En 1981 Ivan Passer, réalisateur de la nouvelle vague tchèque immigré aux USA, réalisait son meilleur film, Cutter's Way (La blessure), thriller psychologique montrant les séquelles de la guerre du Vietnam sur trois marginaux dans une côte ouest loin de son image idyllique. Comme Miloš Forman dont il avait été plusieurs fois le scénariste à Prague il filme son nouveau pays d'adoption avec le regard critique des immigrés capables d'identifier ce qui cloche dans les détails de la vie quotidienne, symptômes d'une société en déliquescence.
La violence engendre la violence, on le savait. Ivan Passer insiste sur la paranoïa qui en découle, exutoire de ce que les victimes ont subi. Cette brutalité semblant faire fi des leçons de l'Histoire touche parfois des pays entiers. Ici Alex Cutter (John Heard), qui a perdu un œil, un bras et une jambe au Vietnam, ne se dépare pas d'une rage qui le pousse à se soûler au moindre désœuvrement et lui fait pousser des ailes démentes dans l'adversité. Je ne me souviens de pareille gambade que dans Mauvais sang de Carax lorsque Denis Lavant cabriole devant les palissades. Richard Bone interprété par Jeff Bridges, tout juste sorti des Portes du Paradis de Cimino, se dissout dans les conquêtes féminines, incapable de s'attacher à qui que ce soit, si ce n'est à son camarade qu'il tente en vain de protéger contre lui-même. Mo jouée par Lisa Eichhorn scelle leur virile amitié dans une triangulaire ambiguë où le renoncement tient lieu de verdict aux illusions perdues. Un subtil érotisme suinte des regards échangés et des sous-entendus, mais la fatalité semble plus forte que leurs désirs.

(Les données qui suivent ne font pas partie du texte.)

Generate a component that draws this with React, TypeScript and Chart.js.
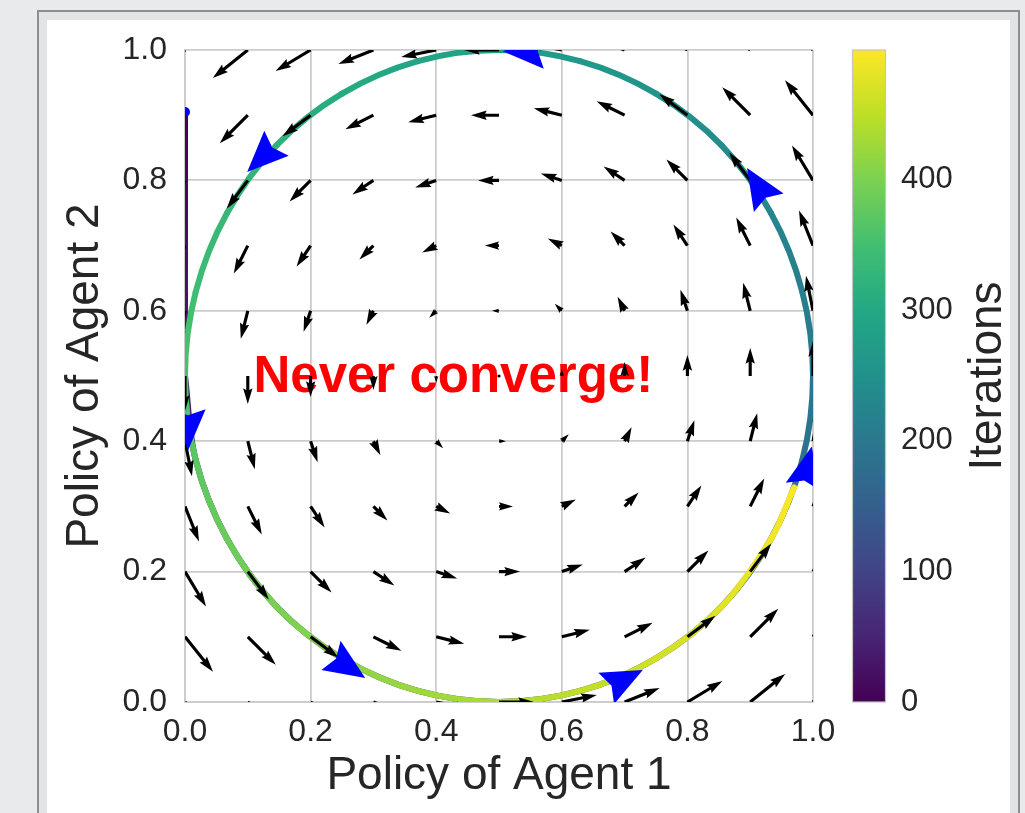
import React, { useEffect, useRef } from "react";
import { Chart, registerables } from "chart.js";

Chart.register(...registerables);

// ---------------- data ----------------
const axisTicks = [0, 0.2, 0.4, 0.6, 0.8, 1.0];
const colorbarTicks = [0, 100, 200, 300, 400];
const ITER_MAX = 499;

// trajectory: start (clamped descent along the left edge)
const startIter = [0, 20, 40];
const startX = [0, 0, 0];
const startY = [0.9, 0.7, 0.5];

// trajectory: cycle (first half lap 40..200, then second lap 200..499)
const cycleIter = [40, 53, 67, 80, 93, 107, 120, 133, 147, 160, 173, 187, 200,
  213, 226, 240, 253, 266, 279, 292, 306, 319, 332, 345, 358, 372, 385, 398, 411, 424, 438, 451, 464, 477, 490, 499];
const cycleX = [0.0, 0.017, 0.067, 0.146, 0.25, 0.371, 0.5, 0.629, 0.75, 0.854, 0.933, 0.983, 1.0,
  0.983, 0.933, 0.854, 0.75, 0.629, 0.5, 0.371, 0.25, 0.146, 0.067, 0.017, 0.0, 0.017, 0.067, 0.146, 0.25, 0.371, 0.5, 0.629, 0.75, 0.854, 0.933, 0.970];
const cycleY = [0.5, 0.371, 0.25, 0.146, 0.067, 0.017, 0.0, 0.017, 0.067, 0.146, 0.25, 0.371, 0.5,
  0.629, 0.75, 0.854, 0.933, 0.983, 1.0, 0.983, 0.933, 0.854, 0.75, 0.629, 0.5, 0.371, 0.25, 0.146, 0.067, 0.017, 0.0, 0.017, 0.067, 0.146, 0.25, 0.329];

// quiver grid (arrow tails) and vector components
const quiverX = [0, 0.1, 0.2, 0.3, 0.4, 0.5, 0.6, 0.7, 0.8, 0.9, 1.0];
const quiverY = [0, 0.1, 0.2, 0.3, 0.4, 0.5, 0.6, 0.7, 0.8, 0.9, 1.0];
const quiverUByRow = [0.5, 0.4, 0.3, 0.2, 0.1, 0, -0.1, -0.2, -0.3, -0.4, -0.5];
const quiverVByCol = [-0.5, -0.4, -0.3, -0.2, -0.1, 0, 0.1, 0.2, 0.3, 0.4, 0.5];
const QUIVER_SCALE = 0.1115;

// blue direction arrowheads (tip position and direction)
const blueTipX = [0.099, 0.506, 0.895, 0.005, 0.287, 0.729, 0.998];
const blueTipY = [0.813, 0.998, 0.819, 0.386, 0.037, 0.049, 0.392];
const blueDirX = [-0.716, -1.0, -0.53, 0.0, 0.836, 0.893, 0.217];
const blueDirY = [-0.698, 0.0, 0.85, -1.0, -0.549, 0.45, 0.976];
const startMarker = { x: 0, y: 0.905 };

const annotationText = "Never converge!";
const annotationX = 0.109;
const annotationY = 0.4755;

const xTitle = "Policy of Agent 1";
const yTitle = "Policy of Agent 2";
const cbTitle = "Iterations";

// ---------------- styles ----------------
const FONT = "'Liberation Sans', Arial, Helvetica, sans-serif";
const TEXT = "#262626";
const GRID = "#cccccc";
const VIRIDIS = ["#440154", "#482475", "#414487", "#355f8d", "#2a788e", "#21918c", "#22a884", "#42be71", "#7ad151", "#bddf26", "#fde725"];

function hexToRgb(h: string) {
  return [parseInt(h.slice(1, 3), 16), parseInt(h.slice(3, 5), 16), parseInt(h.slice(5, 7), 16)];
}
const VIR_RGB = VIRIDIS.map(hexToRgb);
function viridis(t: number) {
  const c = Math.max(0, Math.min(1, t)) * (VIR_RGB.length - 1);
  const i = Math.min(VIR_RGB.length - 2, Math.floor(c));
  const f = c - i;
  const a = VIR_RGB[i], b = VIR_RGB[i + 1];
  const r = Math.round(a[0] + (b[0] - a[0]) * f);
  const g = Math.round(a[1] + (b[1] - a[1]) * f);
  const bl = Math.round(a[2] + (b[2] - a[2]) * f);
  return `rgb(${r},${g},${bl})`;
}

function segColor(c: any) {
  const ds = c.chart.data.datasets[c.datasetIndex];
  const d0 = ds.data[c.p0DataIndex];
  const d1 = ds.data[c.p1DataIndex];
  const g = c.chart.ctx.createLinearGradient(c.p0.x, c.p0.y, c.p1.x + 0.01, c.p1.y + 0.01);
  g.addColorStop(0, viridis(d0.it / ITER_MAX));
  g.addColorStop(1, viridis(d1.it / ITER_MAX));
  return g;
}

function drawQuiverArrow(ctx: CanvasRenderingContext2D, tx: number, ty: number, vx: number, vy: number) {
  const w = 3.14;
  const hl = 5 * w, hal = 4.5 * w, hw = 3 * w;
  const L = Math.hypot(vx, vy);
  if (L < w) {
    ctx.beginPath();
    ctx.arc(tx, ty, 1.6, 0, Math.PI * 2);
    ctx.fill();
    return;
  }
  let s = 1;
  let len = L;
  if (L < hl) {
    s = L / hl;
    len = hl;
  }
  const pts = [[0, -w / 2], [len - hal, -w / 2], [len - hl, -hw / 2], [len, 0], [len - hl, hw / 2], [len - hal, w / 2], [0, w / 2]];
  const ux = vx / L, uy = vy / L;
  const nx = -uy, ny = ux;
  ctx.beginPath();
  pts.forEach(([a, b], i) => {
    const px = tx + s * (a * ux + b * nx);
    const py = ty + s * (a * uy + b * ny);
    if (i === 0) ctx.moveTo(px, py);
    else ctx.lineTo(px, py);
  });
  ctx.closePath();
  ctx.fill();
}

function drawBlueHead(ctx: CanvasRenderingContext2D, tx: number, ty: number, dx: number, dy: number) {
  const L = 41, hw = 17.5, notch = 6;
  const m = Math.hypot(dx, dy);
  const ux = dx / m, uy = dy / m;
  const nx = -uy, ny = ux;
  const bx = tx - L * ux, by = ty - L * uy;
  ctx.beginPath();
  ctx.moveTo(tx, ty);
  ctx.lineTo(bx + hw * nx, by + hw * ny);
  ctx.lineTo(bx + notch * ux, by + notch * uy);
  ctx.lineTo(bx - hw * nx, by - hw * ny);
  ctx.closePath();
  ctx.fill();
}

const overlayPlugin = {
  id: "overlay",
  beforeDatasetsDraw(chart: any) {
    const { ctx, chartArea: a, scales } = chart;
    const x = scales.x, y = scales.y, cb = scales.cb;
    ctx.save();
    // annotation text
    ctx.font = `bold 51px ${FONT}`;
    ctx.fillStyle = "#ff0000";
    ctx.textAlign = "left";
    ctx.textBaseline = "alphabetic";
    ctx.fillText(annotationText, x.getPixelForValue(annotationX), y.getPixelForValue(annotationY));

    // colorbar
    const top = cb.getPixelForValue(ITER_MAX);
    const bottom = cb.getPixelForValue(0);
    const left = a.right + 39.5;
    const width = 33;
    const g = ctx.createLinearGradient(0, bottom, 0, top);
    VIRIDIS.forEach((c, i) => g.addColorStop(i / (VIRIDIS.length - 1), c));
    ctx.fillStyle = g;
    ctx.fillRect(left, top, width, bottom - top);
    ctx.strokeStyle = "#c4c4c4";
    ctx.lineWidth = 1.2;
    ctx.strokeRect(left, top, width, bottom - top);

    // colorbar title
    ctx.translate(a.right + 175, (top + bottom) / 2);
    ctx.rotate(-Math.PI / 2);
    ctx.font = `46px ${FONT}`;
    ctx.fillStyle = TEXT;
    ctx.textAlign = "center";
    ctx.textBaseline = "middle";
    ctx.fillText(cbTitle, 0, 0);
    ctx.restore();
  },
  afterDatasetsDraw(chart: any) {
    const { ctx, chartArea: a, scales } = chart;
    const x = scales.x, y = scales.y;
    const pxPerUnit = x.getPixelForValue(1) - x.getPixelForValue(0);
    ctx.save();
    ctx.beginPath();
    ctx.rect(a.left, a.top, a.right - a.left, a.bottom - a.top);
    ctx.clip();

    // quiver
    ctx.fillStyle = "#000000";
    quiverY.forEach((qy, r) => {
      quiverX.forEach((qx, c) => {
        const tx = x.getPixelForValue(qx);
        const ty = y.getPixelForValue(qy);
        const vx = quiverUByRow[r] * QUIVER_SCALE * pxPerUnit;
        const vy = -quiverVByCol[c] * QUIVER_SCALE * pxPerUnit;
        drawQuiverArrow(ctx, tx, ty, vx, vy);
      });
    });

    // blue arrowheads
    ctx.fillStyle = "#0000ff";
    blueTipX.forEach((bx, i) => {
      const tx = x.getPixelForValue(bx);
      const ty = y.getPixelForValue(blueTipY[i]);
      drawBlueHead(ctx, tx, ty, blueDirX[i], -blueDirY[i]);
    });

    // start marker
    ctx.beginPath();
    ctx.arc(x.getPixelForValue(startMarker.x), y.getPixelForValue(startMarker.y), 5, 0, Math.PI * 2);
    ctx.fill();
    ctx.restore();
  },
};

function noPad(s: any) {
  s.paddingTop = 0;
  s.paddingBottom = 0;
  s.paddingLeft = 0;
  s.paddingRight = 0;
}

export default function App() {
  const ref = useRef<HTMLCanvasElement>(null);

  useEffect(() => {
    const canvas = ref.current;
    if (!canvas) return;
    const startData = startIter.map((it, i) => ({ x: startX[i], y: startY[i], it }));
    const cycleData = cycleIter.map((it, i) => ({ x: cycleX[i], y: cycleY[i], it }));

    const tickFont = { family: FONT, size: 32 };
    const titleFont = { family: FONT, size: 46 };

    const chart = new Chart(canvas, {
      type: "line",
      data: {
        datasets: [
          {
            data: cycleData as any,
            borderWidth: 6,
            borderColor: "#21918c",
            tension: 0.34,
            pointRadius: 0,
            borderCapStyle: "round",
            borderJoinStyle: "round",
            fill: false,
            clip: 0,
            segment: { borderColor: segColor },
          } as any,
          {
            data: startData as any,
            borderWidth: 6,
            borderColor: "#440154",
            tension: 0,
            pointRadius: 0,
            borderCapStyle: "round",
            fill: false,
            clip: 0,
            segment: { borderColor: segColor },
          } as any,
        ],
      },
      options: {
        responsive: false,
        maintainAspectRatio: false,
        animation: false,
        devicePixelRatio: 1,
        layout: { autoPadding: false, padding: { top: 50, left: 0, right: 0, bottom: 0 } },
        plugins: { legend: { display: false }, tooltip: { enabled: false } },
        scales: {
          x: {
            type: "linear",
            position: "bottom",
            min: 0,
            max: 1,
            afterBuildTicks: (s: any) => {
              s.ticks = axisTicks.map((v) => ({ value: v }));
            },
            afterFit: (s: any) => {
              s.height = 111;
              noPad(s);
            },
            grid: { color: GRID, lineWidth: 1.8, drawTicks: false },
            border: { display: true, color: GRID, width: 1.8 },
            ticks: {
              font: tickFont,
              color: TEXT,
              padding: 11,
              maxRotation: 0,
              autoSkip: false,
              callback: (v: any) => Number(v).toFixed(1),
            },
            title: { display: true, text: xTitle, font: titleFont, color: TEXT, padding: { top: 0, bottom: 9 } },
          },
          y: {
            type: "linear",
            position: "left",
            min: 0,
            max: 1,
            afterBuildTicks: (s: any) => {
              s.ticks = axisTicks.map((v) => ({ value: v }));
            },
            afterFit: (s: any) => {
              s.width = 185;
              noPad(s);
            },
            grid: { color: GRID, lineWidth: 1.8, drawTicks: false },
            border: { display: true, color: GRID, width: 1.8 },
            ticks: {
              font: tickFont,
              color: TEXT,
              padding: 18,
              autoSkip: false,
              callback: (v: any) => Number(v).toFixed(1),
            },
            title: { display: true, text: yTitle, font: titleFont, color: TEXT, padding: { top: 58, bottom: 0 } },
          },
          cb: {
            type: "linear",
            axis: "y",
            position: "right",
            min: 0,
            max: ITER_MAX,
            afterBuildTicks: (s: any) => {
              s.ticks = colorbarTicks.map((v) => ({ value: v }));
            },
            afterFit: (s: any) => {
              s.width = 212;
              noPad(s);
            },
            grid: { display: false, drawTicks: false },
            border: { display: false },
            ticks: {
              font: { family: FONT, size: 31 },
              color: TEXT,
              padding: 88,
              autoSkip: false,
              callback: (v: any) => String(v),
            },
          },
        } as any,
      },
      plugins: [overlayPlugin as any],
    });
    return () => chart.destroy();
  }, []);

  return (
    <div style={{ position: "absolute", left: 0, top: 0, width: 1025, height: 813, overflow: "hidden", background: "#e9eaeb" }}>
      <div
        style={{
          position: "absolute",
          left: 37,
          top: 10,
          width: 983,
          height: 900,
          boxSizing: "border-box",
          border: "2px solid #8e8e8e",
          background: "#e1e3e4",
        }}
      />
      <div style={{ position: "absolute", left: 47, top: 20, width: 963, height: 900, background: "#ffffff" }} />
      <canvas
        ref={ref}
        width={1025}
        height={813}
        style={{ position: "absolute", left: 0, top: 0, width: 1025, height: 813, display: "block" }}
      />
    </div>
  );
}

Ivan Passer montre Santa Barbara sous un angle inédit où l'opulence n'est qu'un vague décor derrière un rideau de fumée. Si l'enquête policière n'est qu'un prétexte à révéler la noirceur des âmes torturées, la modernité du scénario et le jeu des acteurs en font l'un des plus beaux thrillers californiens, chef d'œuvre méconnu de son auteur que Carlotta ressort au cinéma le 25 juin dans une version restaurée. Notons enfin la musique de Jack Nitzsche dont le glassharmonica et la cythare font flotter l'action dans une sorte de no man's land où aucun personnage n'est à sa place.